SET EXERCISE:
The line containing "Chart.register(...registerables);" marks the end: extract everything from the first line of the data through that line, exactly, with no pictures.

RECORDED DATA:
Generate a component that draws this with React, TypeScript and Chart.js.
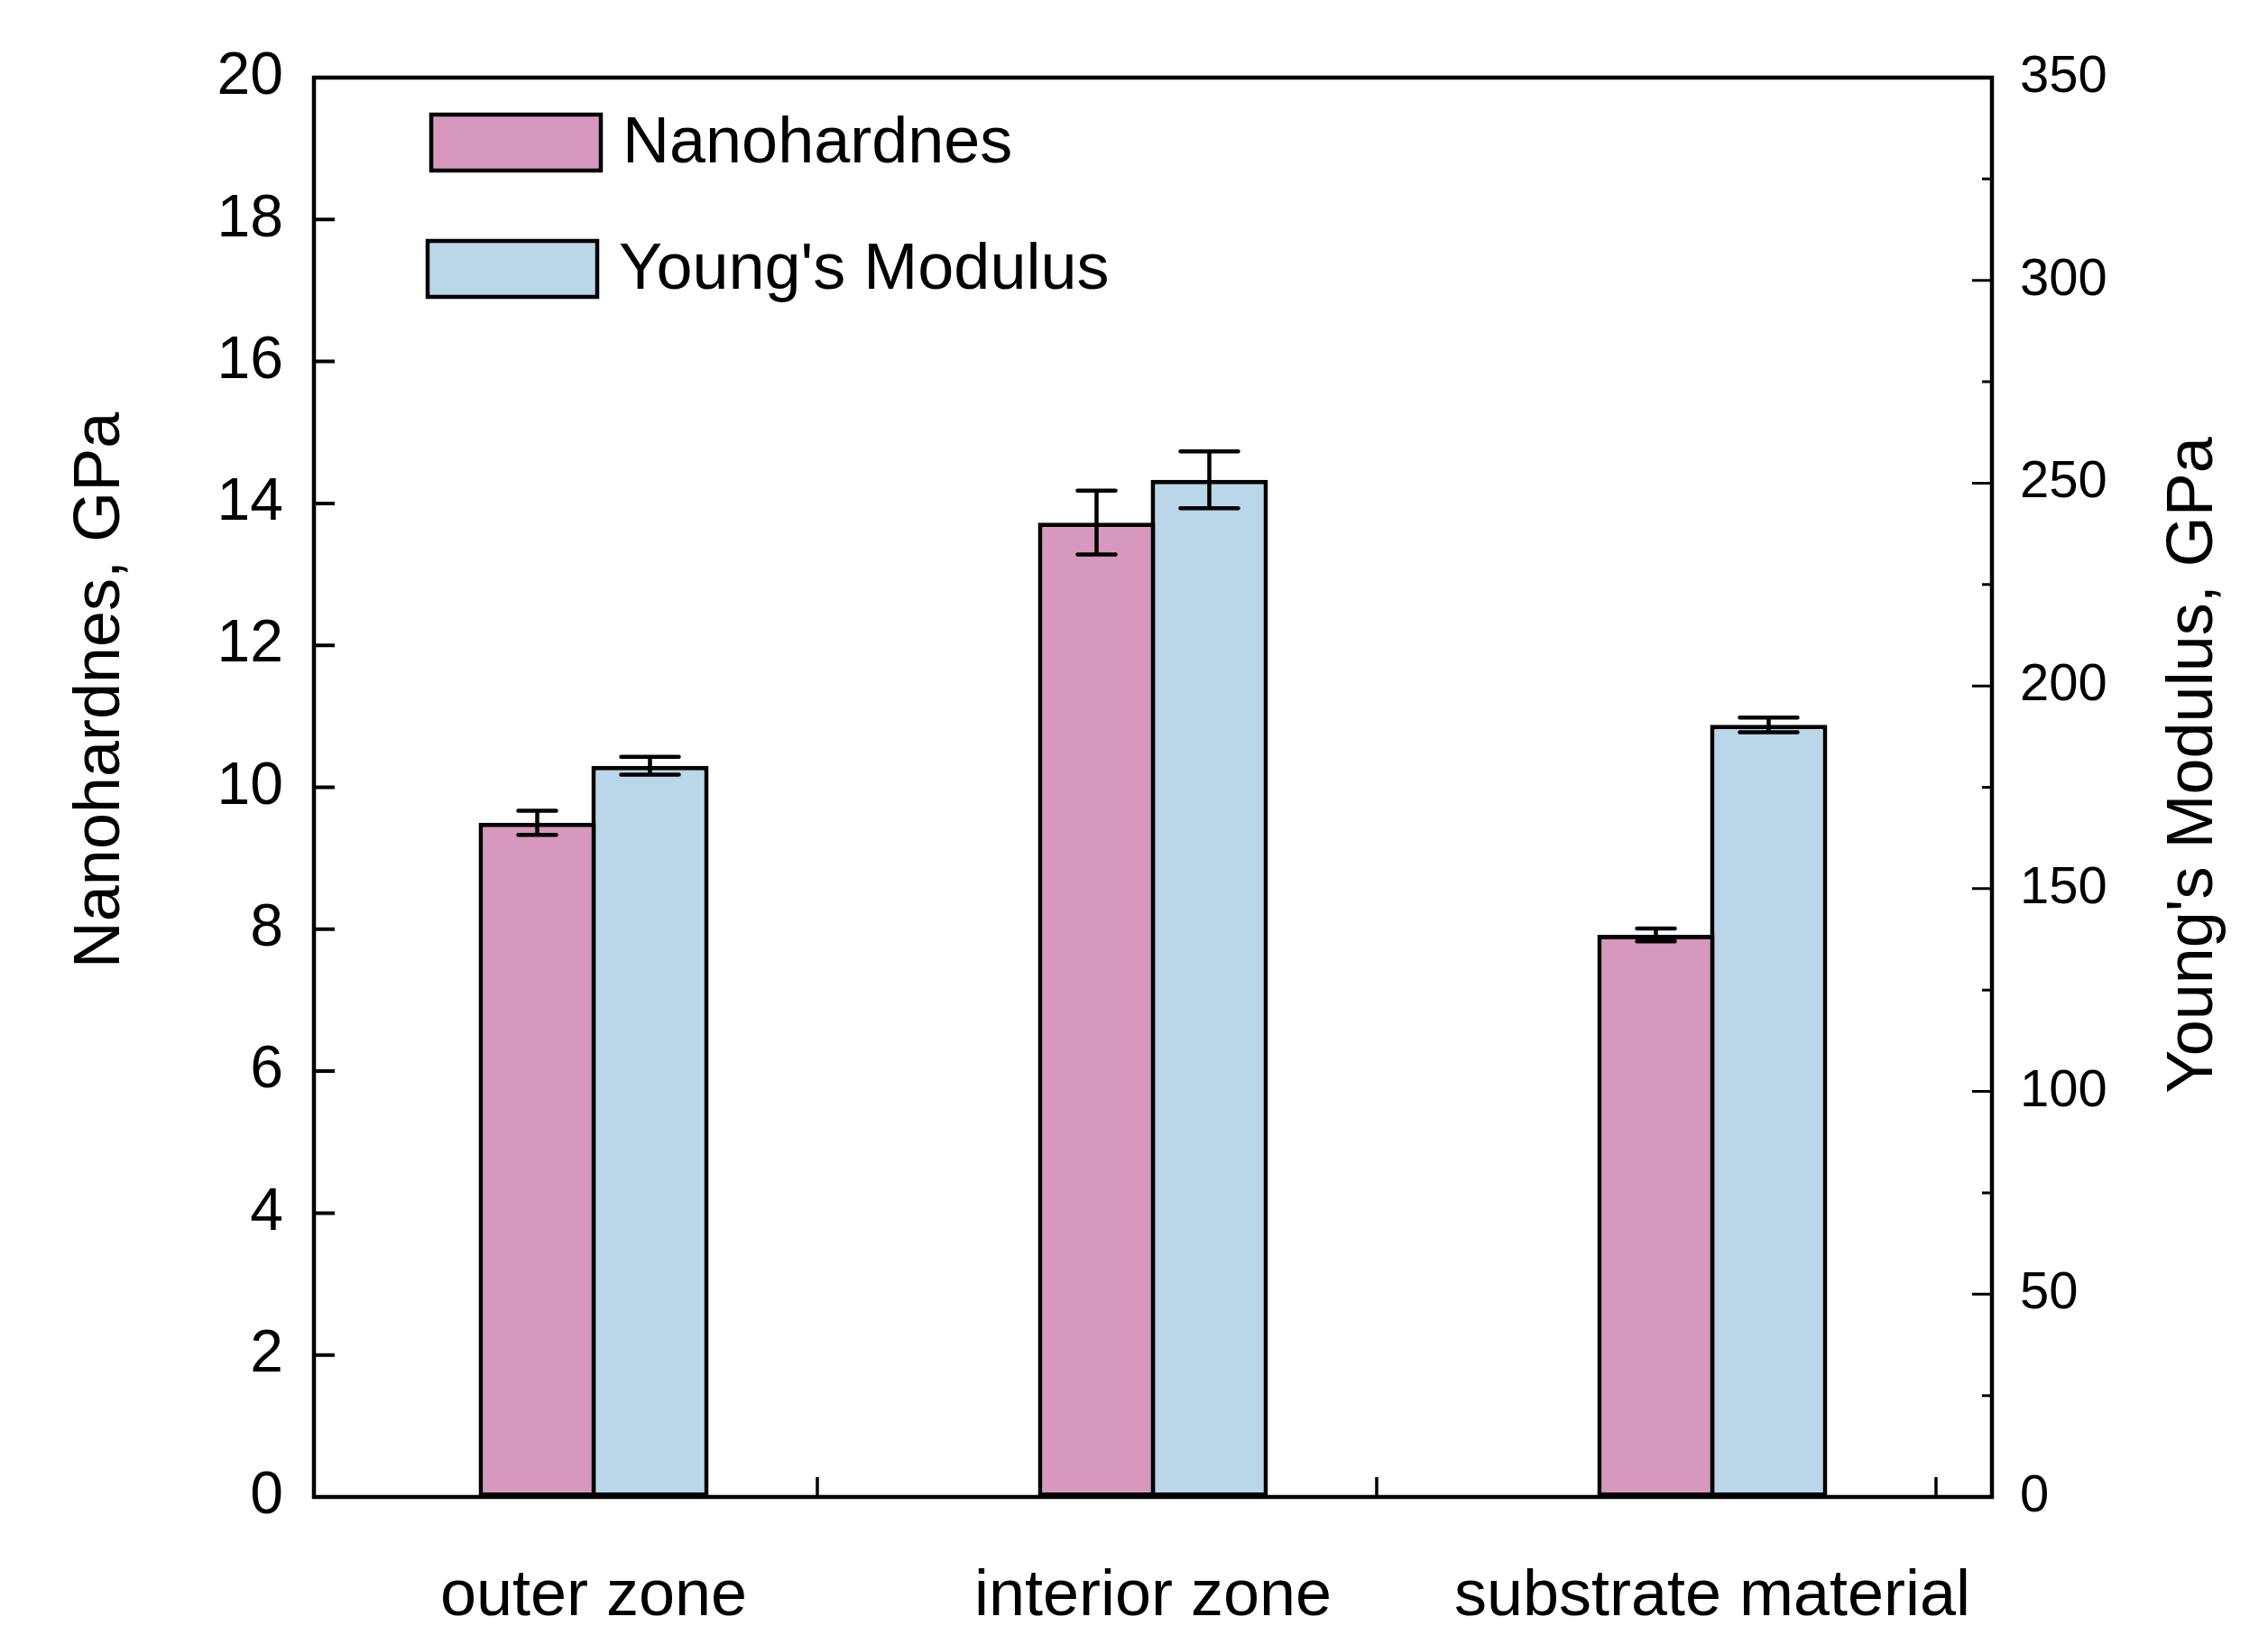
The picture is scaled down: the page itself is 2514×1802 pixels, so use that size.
import React, { useEffect, useRef } from 'react';
import { Chart, registerables } from 'chart.js';

Chart.register(...registerables);

// ---- data ----
const categories = ['outer zone', 'interior zone', 'substrate material'];
const nanohardness = [9.5, 13.73, 7.92];
const nanohardnessErr = [0.17, 0.45, 0.09];
const youngsModulus = [180.3, 250.8, 190.4];
const youngsModulusErr = [2.2, 7.0, 1.8];
const seriesLabels = ['Nanohardnes', "Young's Modulus"];
const leftAxisRange = [0, 20, 2];
const rightAxisRange = [0, 350, 50, 25];
const xTickPositions = [0.4, 1.4, 2.4];
const leftTitle = 'Nanohardnes, GPa';
const rightTitle = "Young's Modulus, GPa";

const FONT = '"Liberation Sans", Arial, Helvetica, sans-serif';
const PINK = '#D698BC';
const BLUE = '#BAD6E8';
const BLACK = '#000000';

const decorPlugin = {
  id: 'decor',
  afterDatasetsDraw(chart: any) {
    const ctx = chart.ctx as CanvasRenderingContext2D;
    const { left, right, top, bottom } = chart.chartArea;
    const yL = chart.scales.y;
    const yR = chart.scales.y1;
    const xS = chart.scales.x;
    const errs = [nanohardnessErr, youngsModulusErr];
    const capW = [42, 64];
    ctx.save();
    ctx.strokeStyle = BLACK;
    // error bars
    chart.data.datasets.forEach((ds: any, di: number) => {
      const meta = chart.getDatasetMeta(di);
      const scale = chart.scales[meta.yAxisID];
      meta.data.forEach((bar: any, i: number) => {
        const v = ds.data[i];
        const e = errs[di][i];
        const yt = scale.getPixelForValue(v + e);
        const yb = scale.getPixelForValue(v - e);
        ctx.lineWidth = 4.5;
        ctx.lineCap = 'round';
        ctx.beginPath();
        ctx.moveTo(bar.x, yt);
        ctx.lineTo(bar.x, yb);
        ctx.moveTo(bar.x - capW[di] / 2, yt);
        ctx.lineTo(bar.x + capW[di] / 2, yt);
        ctx.moveTo(bar.x - capW[di] / 2, yb);
        ctx.lineTo(bar.x + capW[di] / 2, yb);
        ctx.stroke();
      });
    });
    // frame
    ctx.lineCap = 'square';
    ctx.lineWidth = 4.5;
    ctx.strokeRect(left, top, right - left, bottom - top);
    // left ticks
    ctx.lineCap = 'butt';
    ctx.lineWidth = 4;
    ctx.beginPath();
    for (let v = leftAxisRange[0]; v <= leftAxisRange[1]; v += leftAxisRange[2]) {
      const y = yL.getPixelForValue(v);
      ctx.moveTo(left, y);
      ctx.lineTo(left + 23, y);
    }
    ctx.stroke();
    // right ticks
    ctx.lineWidth = 3;
    ctx.beginPath();
    for (let v = rightAxisRange[0]; v <= rightAxisRange[1]; v += rightAxisRange[3]) {
      const y = yR.getPixelForValue(v);
      const major = v % rightAxisRange[2] === 0;
      ctx.moveTo(right, y);
      ctx.lineTo(right - (major ? 22 : 11), y);
    }
    ctx.stroke();
    // bottom ticks
    ctx.lineWidth = 3.5;
    ctx.beginPath();
    xTickPositions.forEach((p) => {
      const x = xS.getPixelForValue(p);
      ctx.moveTo(x, bottom);
      ctx.lineTo(x, bottom - 22);
    });
    ctx.stroke();
    ctx.restore();
  },
  afterDraw(chart: any) {
    const ctx = chart.ctx as CanvasRenderingContext2D;
    ctx.save();
    // legend
    const colors = [PINK, BLUE];
    const boxes = [
      [478, 127],
      [474, 267],
    ];
    ctx.font = `72px ${FONT}`;
    ctx.textBaseline = 'middle';
    ctx.textAlign = 'left';
    chart.data.datasets.forEach((ds: any, i: number) => {
      const [bx, by] = boxes[i];
      ctx.fillStyle = colors[i];
      ctx.fillRect(bx, by, 188, 62);
      ctx.strokeStyle = BLACK;
      ctx.lineWidth = 4.5;
      ctx.strokeRect(bx, by, 188, 62);
      ctx.fillStyle = BLACK;
      ctx.fillText(ds.label, bx + 212, by + 33);
    });
    // axis titles
    ctx.font = `72px ${FONT}`;
    ctx.textAlign = 'center';
    ctx.textBaseline = 'middle';
    ctx.fillStyle = BLACK;
    ctx.save();
    ctx.translate(112, 765);
    ctx.rotate(-Math.PI / 2);
    ctx.fillText(leftTitle, 0, 0);
    ctx.restore();
    ctx.save();
    ctx.translate(2432, 848);
    ctx.rotate(-Math.PI / 2);
    ctx.fillText(rightTitle, 0, 0);
    ctx.restore();
    ctx.restore();
  },
};

export default function App() {
  const ref = useRef<HTMLCanvasElement | null>(null);
  useEffect(() => {
    if (!ref.current) return;
    const chart = new Chart(ref.current, {
      type: 'bar',
      data: {
        labels: categories,
        datasets: [
          {
            label: seriesLabels[0],
            data: nanohardness,
            yAxisID: 'y',
            backgroundColor: PINK,
            borderColor: BLACK,
            borderWidth: 5,
            borderSkipped: false,
            categoryPercentage: 0.4032,
            barPercentage: 1.04,
          },
          {
            label: seriesLabels[1],
            data: youngsModulus,
            yAxisID: 'y1',
            backgroundColor: BLUE,
            borderColor: BLACK,
            borderWidth: 5,
            borderSkipped: false,
            categoryPercentage: 0.4032,
            barPercentage: 1.04,
          },
        ],
      },
      options: {
        animation: false,
        responsive: false,
        maintainAspectRatio: false,
        layout: { padding: { top: 86, left: 0, right: 0, bottom: 0 } },
        plugins: {
          legend: { display: false },
          tooltip: { enabled: false },
        },
        scales: {
          x: {
            offset: true,
            grid: { display: false },
            border: { display: false },
            ticks: {
              font: { family: FONT, size: 72 },
              color: BLACK,
              padding: 60,
              maxRotation: 0,
              autoSkip: false,
            },
            afterFit: (s: any) => {
              s.height = 143;
            },
          },
          y: {
            position: 'left',
            min: leftAxisRange[0],
            max: leftAxisRange[1],
            grid: { display: false },
            border: { display: false },
            ticks: {
              stepSize: leftAxisRange[2],
              font: { family: FONT, size: 66 },
              color: BLACK,
              padding: 26,
            },
            afterFit: (s: any) => {
              s.width = 348;
            },
          },
          y1: {
            position: 'right',
            min: rightAxisRange[0],
            max: rightAxisRange[1],
            grid: { display: false },
            border: { display: false },
            ticks: {
              stepSize: rightAxisRange[2],
              font: { family: FONT, size: 58 },
              color: BLACK,
              padding: 23,
            },
            afterFit: (s: any) => {
              s.width = 306;
            },
          },
        },
      } as any,
      plugins: [decorPlugin],
    });
    return () => chart.destroy();
  }, []);
  return (
    <div style={{ position: 'absolute', left: 0, top: 0, width: 2514, height: 1802, background: '#fff' }}>
      <canvas ref={ref} width={2514} height={1802} style={{ display: 'block' }} />
    </div>
  );
}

WRITTEN ANSWER:
Generate a component that draws this with React, TypeScript and Chart.js.
The picture is scaled down: the page itself is 2514×1802 pixels, so use that size.
import React, { useEffect, useRef } from 'react';
import { Chart, registerables } from 'chart.js';

Chart.register(...registerables);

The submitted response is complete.